Allein kann eine solche Bewegung des Hotspots den Knick aber auch nicht erklären: Entweder müsste der Hotspot dann in südöstlicher Richtung unterwegs gewesen sein. Dafür liefern die Modellrechnungen aber keine Anhaltspunkte. Oder der Hotspot müsste mit 42 Zentimetern im Jahr nach Süden gewandert sein. Dann müsste aber der nördliche Teil der Kette nicht 33 Millionen, sondern nur fünf Millionen Jahre älter als der südliche Teil sein. Auch diese Möglichkeit gilt als ausgeschlossen. Übrig bleibt nur eine Kombination aus einer raschen Richtungsänderung der Pazifischen Platte und einem Hotspot, der sich jedes Jahr ein paar Millimeter nach Süden bewegt. Diese Kombination zeigt im Computermodell denn auch ein ähnliches Ergebnis wie in der Natur – ein gutes Argument für ein salomonisches Urteil.

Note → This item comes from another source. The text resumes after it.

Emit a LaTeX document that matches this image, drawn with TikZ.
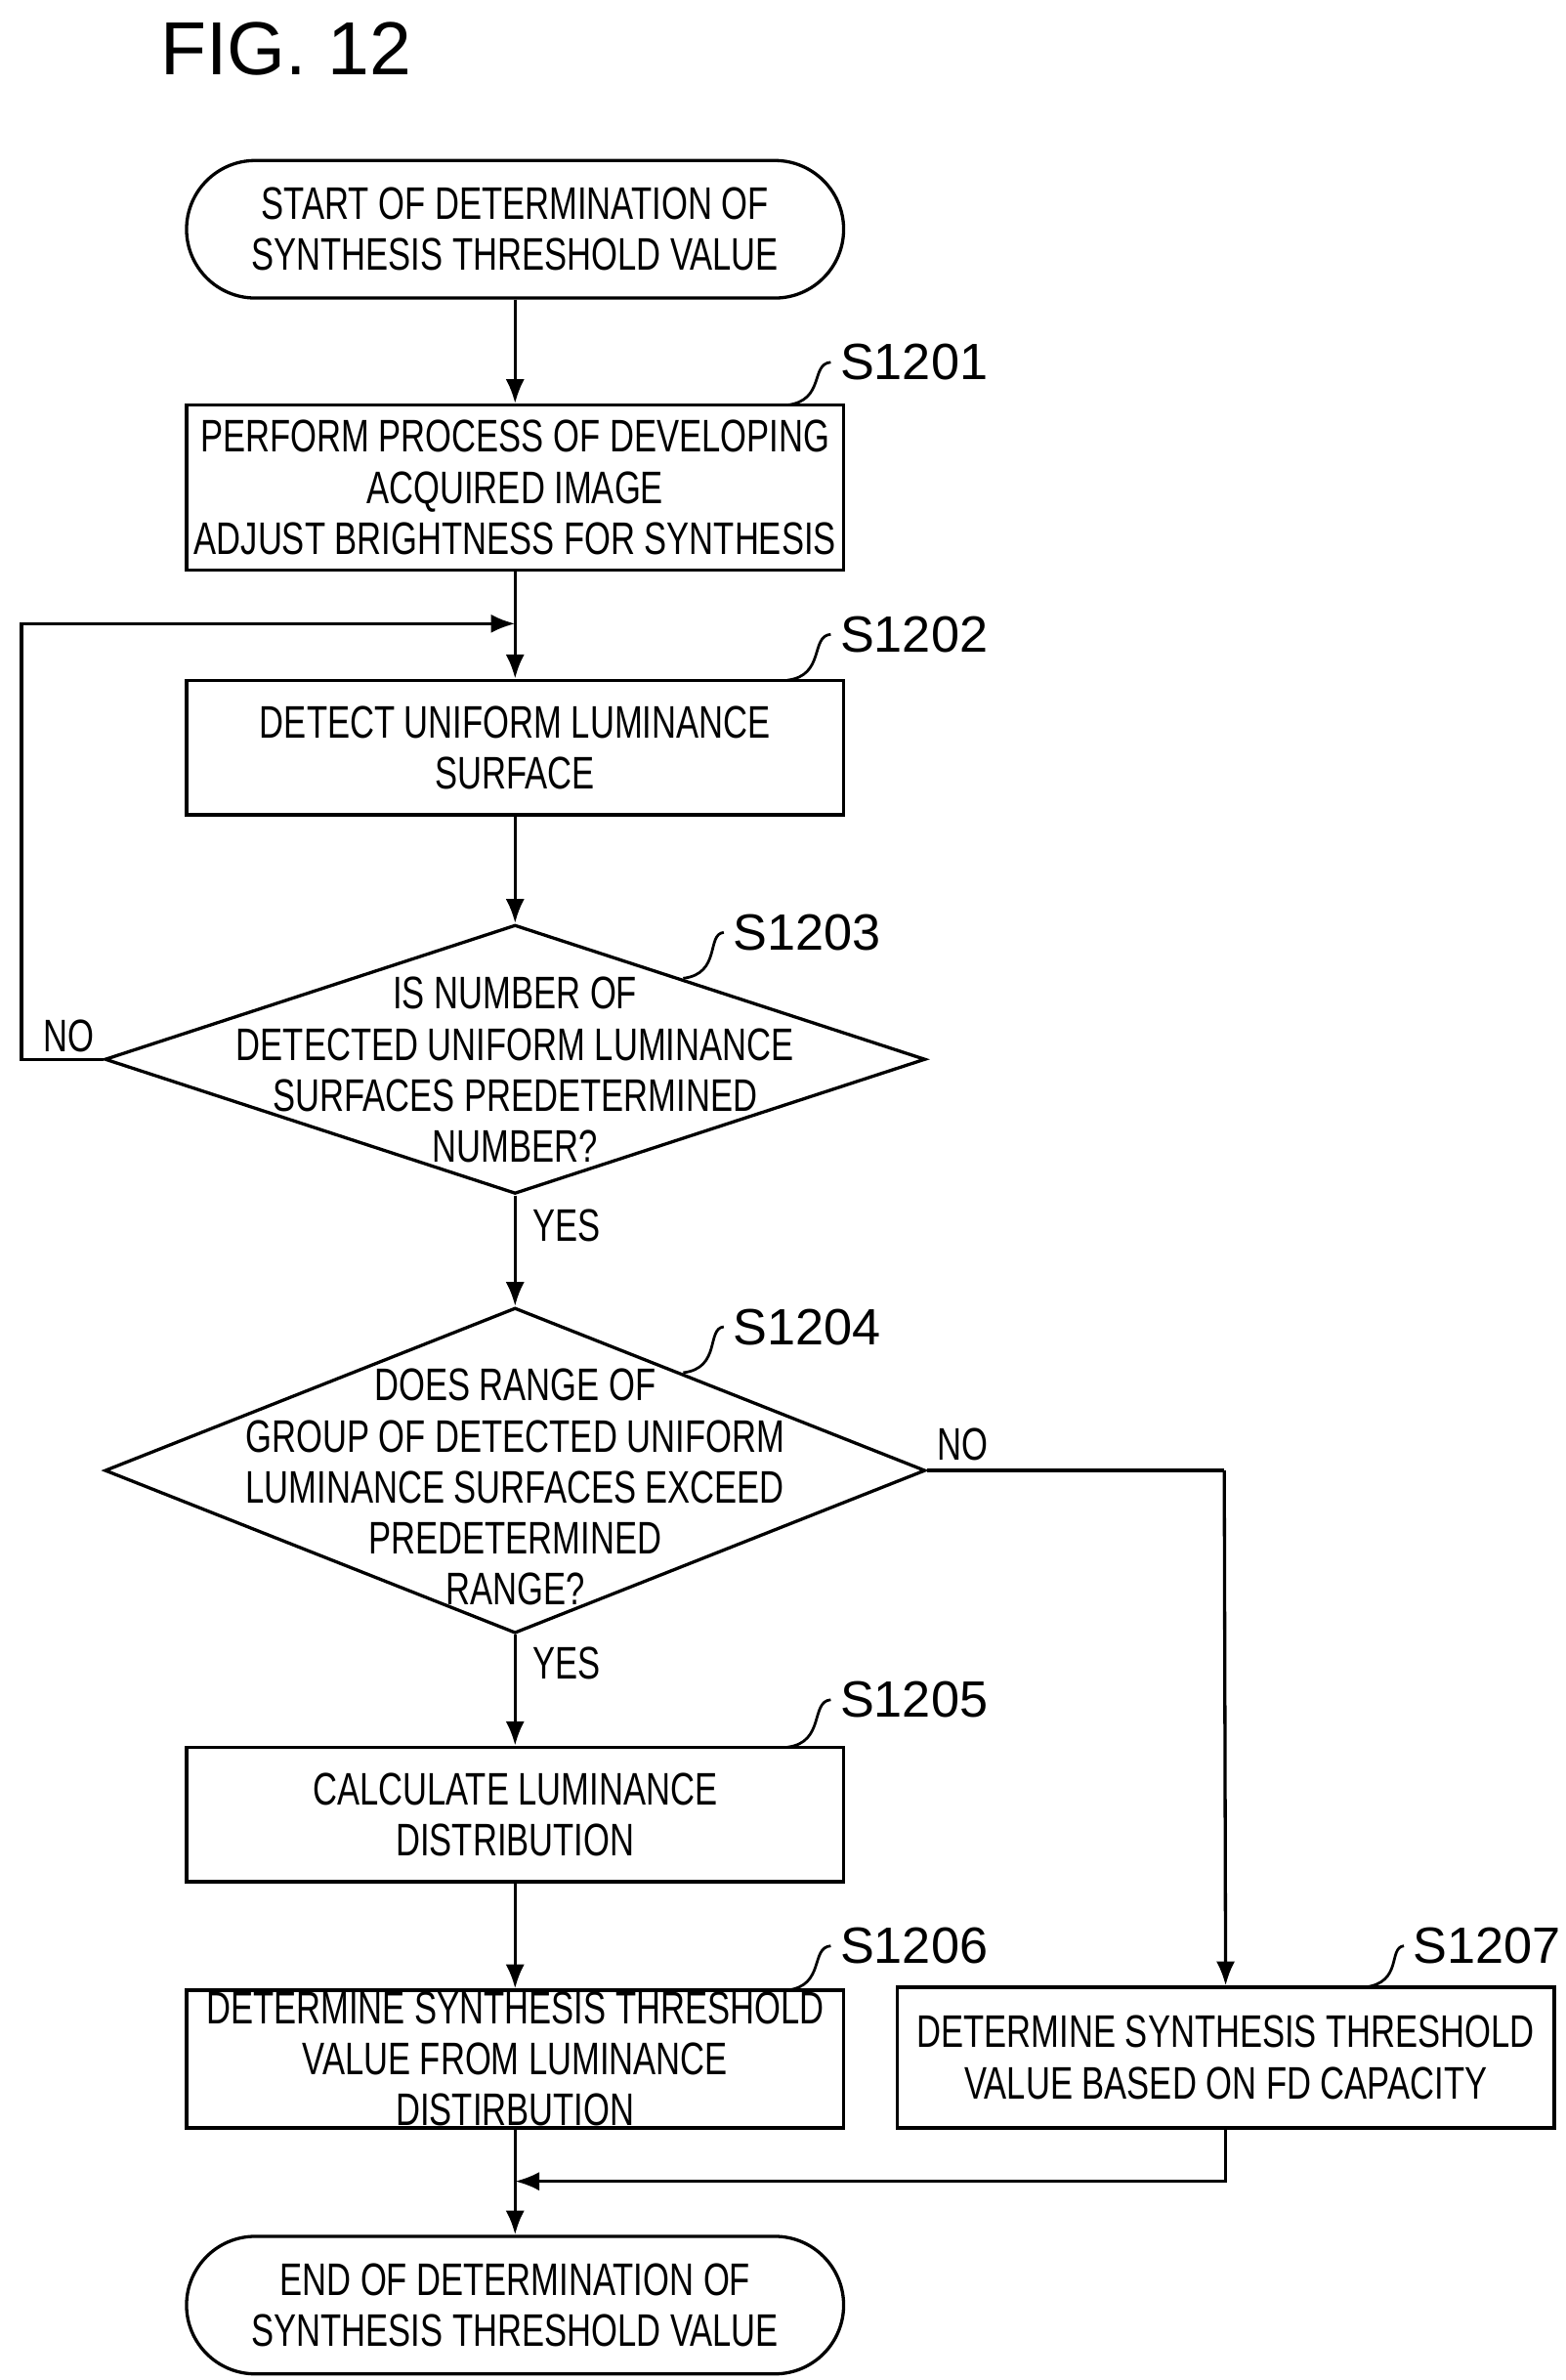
\documentclass[tikz,border=0pt]{standalone}
\usepackage{fontspec}
\setmainfont{Liberation Sans}[FakeStretch=0.74]
\newfontfamily\lblfont{Liberation Sans}
\usetikzlibrary{shapes.geometric,arrows.meta}
\begin{document}
\begin{tikzpicture}[x=0.02cm,y=-0.02cm,
  every node/.style={font=\fontsize{17}{19}\selectfont, align=center},
  box/.style={draw, line width=1.2pt, minimum width=8.6cm, minimum height=1.76cm, inner sep=0},
  term/.style={box, rounded corners=0.9cm, minimum height=1.8cm},
  dia/.style={draw, line width=1.2pt, diamond, aspect=3.05, minimum width=10.74cm, minimum height=3.52cm, inner sep=0},
  lbl/.style={font=\lblfont\fontsize{19}{21}\selectfont},
  arr/.style={line width=1.2pt, -{Latex[length=9pt,width=7pt]}},
  ln/.style={line width=1.2pt},
  lc/.style={line width=1pt}]
\useasboundingbox (0,0) rectangle (1024,1557);
\node[font=\lblfont\fontsize{28}{30}\selectfont] (fig) at (187,32) {FIG. 12};
\node[term] (st) at (337,150) {START OF DETERMINATION OF\\SYNTHESIS THRESHOLD VALUE};
\node[box, minimum height=2.16cm] (s1) at (337,319) {PERFORM PROCESS OF DEVELOPING\\ACQUIRED IMAGE\\ADJUST BRIGHTNESS FOR SYNTHESIS};
\node[box] (s2) at (337,489) {DETECT UNIFORM LUMINANCE\\SURFACE};
\node[dia] (s3) at (337,693) {};
\node at (337,700) {IS NUMBER OF\\DETECTED UNIFORM LUMINANCE\\SURFACES PREDETERMINED\\NUMBER?};
\node[dia, minimum height=4.26cm, aspect=2.52] (s4) at (337,962) {};
\node at (337,973) {DOES RANGE OF\\GROUP OF DETECTED UNIFORM\\LUMINANCE SURFACES EXCEED\\PREDETERMINED\\RANGE?};
\node[box] (s5) at (337,1187) {CALCULATE LUMINANCE\\DISTRIBUTION};
\node[box, minimum height=1.8cm] (s6) at (337,1347) {DETERMINE SYNTHESIS THRESHOLD\\VALUE FROM LUMINANCE\\DISTIRBUTION};
\node[box, minimum height=1.84cm] (s7) at (802,1346) {DETERMINE SYNTHESIS THRESHOLD\\VALUE BASED ON FD CAPACITY};
\node[term] (en) at (337,1508) {END OF DETERMINATION OF\\SYNTHESIS THRESHOLD VALUE};
\coordinate (j1) at (337,408);
\coordinate (j2) at (337,1427);
\coordinate (lft) at (14,693);
\coordinate (rgt) at (801,962);
\draw[arr] (st) -- (s1);
\draw[arr] (s1) -- (s2);
\draw[arr] (s3.west) -- (lft) |- (j1);
\draw[arr] (s2) -- (s3);
\draw[arr] (s3) -- (s4);
\draw[arr] (s4) -- (s5);
\draw[arr] (s5) -- (s6);
\draw[ln] (s4.east) -- (rgt);
\draw[arr] (rgt) -- (s7);
\draw[arr] (s6) -- (en);
\draw[arr] (s7.south) |- (j2);
\node (no1) at (45,678) {NO};
\node (ye1) at (371,802) {YES};
\node (no2) at (630,945) {NO};
\node (ye2) at (371,1088) {YES};
\node[lbl] (l1) at (598,237) {S1201};
\node[lbl] (l2) at (598,415) {S1202};
\node[lbl] (l3) at (528,610) {S1203};
\node[lbl] (l4) at (528,868) {S1204};
\node[lbl] (l5) at (598,1112) {S1205};
\node[lbl] (l6) at (598,1273) {S1206};
\node[lbl] (l7) at (973,1273) {S1207};
\draw[lc] (515,265) .. controls (540,262) and (530,238) .. (l1.west);
\draw[lc] (515,445) .. controls (540,442) and (530,416) .. (l2.west);
\draw[lc] (447,640) .. controls (472,637) and (462,611) .. (l3.west);
\draw[lc] (447,898) .. controls (472,895) and (462,869) .. (l4.west);
\draw[lc] (515,1143) .. controls (540,1140) and (530,1113) .. (l5.west);
\draw[lc] (515,1302) .. controls (540,1299) and (530,1274) .. (l6.west);
\draw[lc] (893,1300) .. controls (918,1297) and (908,1274) .. (l7.west);
\end{tikzpicture}
\end{document}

Auf den Kontinenten sind Hotspots eher selten

Stellen mit aufsteigendem heißem Gestein aus der Tiefe des Erdmantels sind auf der Erde nicht allzu selten. Besonders bekannt sind neben dem Hawaii-Hotspot im Pazifik weitere unter den Osterinseln und Samoa, sowie unter Tahiti und den Galapagosinseln. Im Atlantik gibt es Hotspots unter Island, den Azoren, den Kanaren und unter Tristan da Cunha.

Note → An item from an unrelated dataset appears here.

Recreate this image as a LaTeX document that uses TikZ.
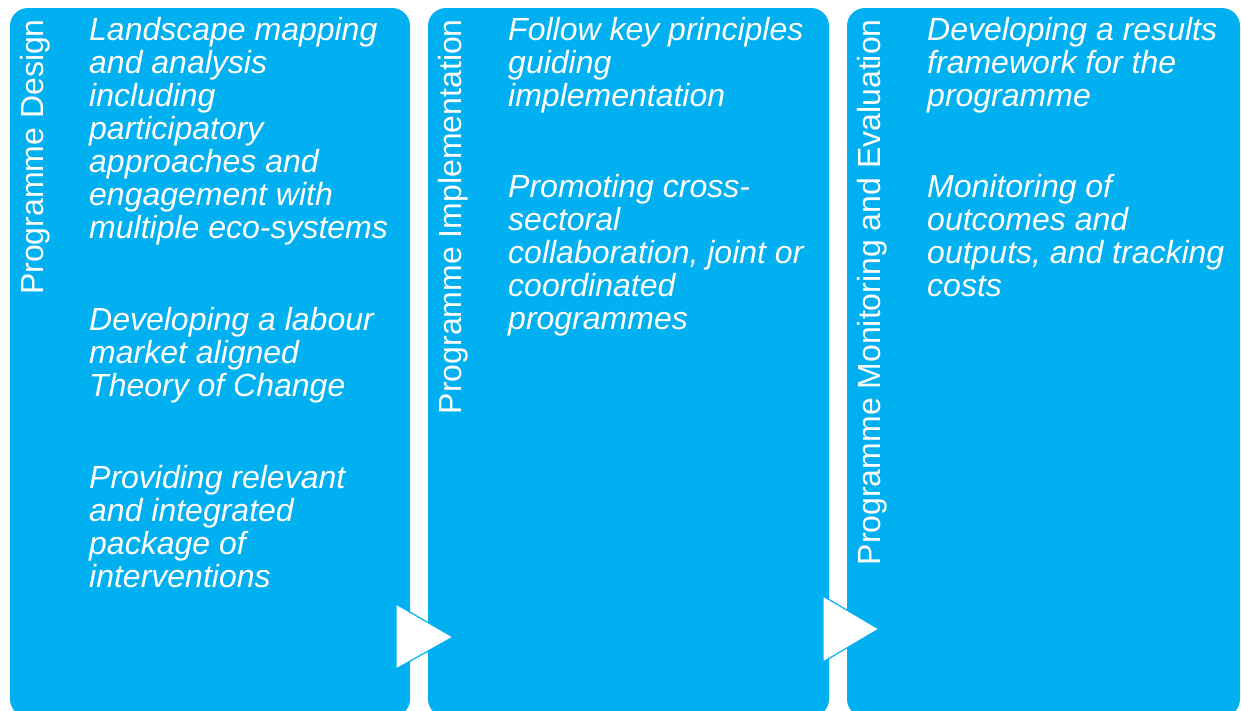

Die dickeren Kontinentalplatten durchdringen Hotspots offenbar seltener als die mancherorts nur einige Kilometer dünnen Meeresplatten. Auf den Kontinenten sind Hotspots wie der Yellowstone-Supervulkan und vermutlich auch die Eifel in Deutschland daher eher Mangelware. Dort gibt es zwar meist vulkanische Erscheinungen wie aufsteigende Vulkangase oder Geysire. Lava-Ausbrüche sind dagegen sehr selten, dafür aber oft besonders heftig.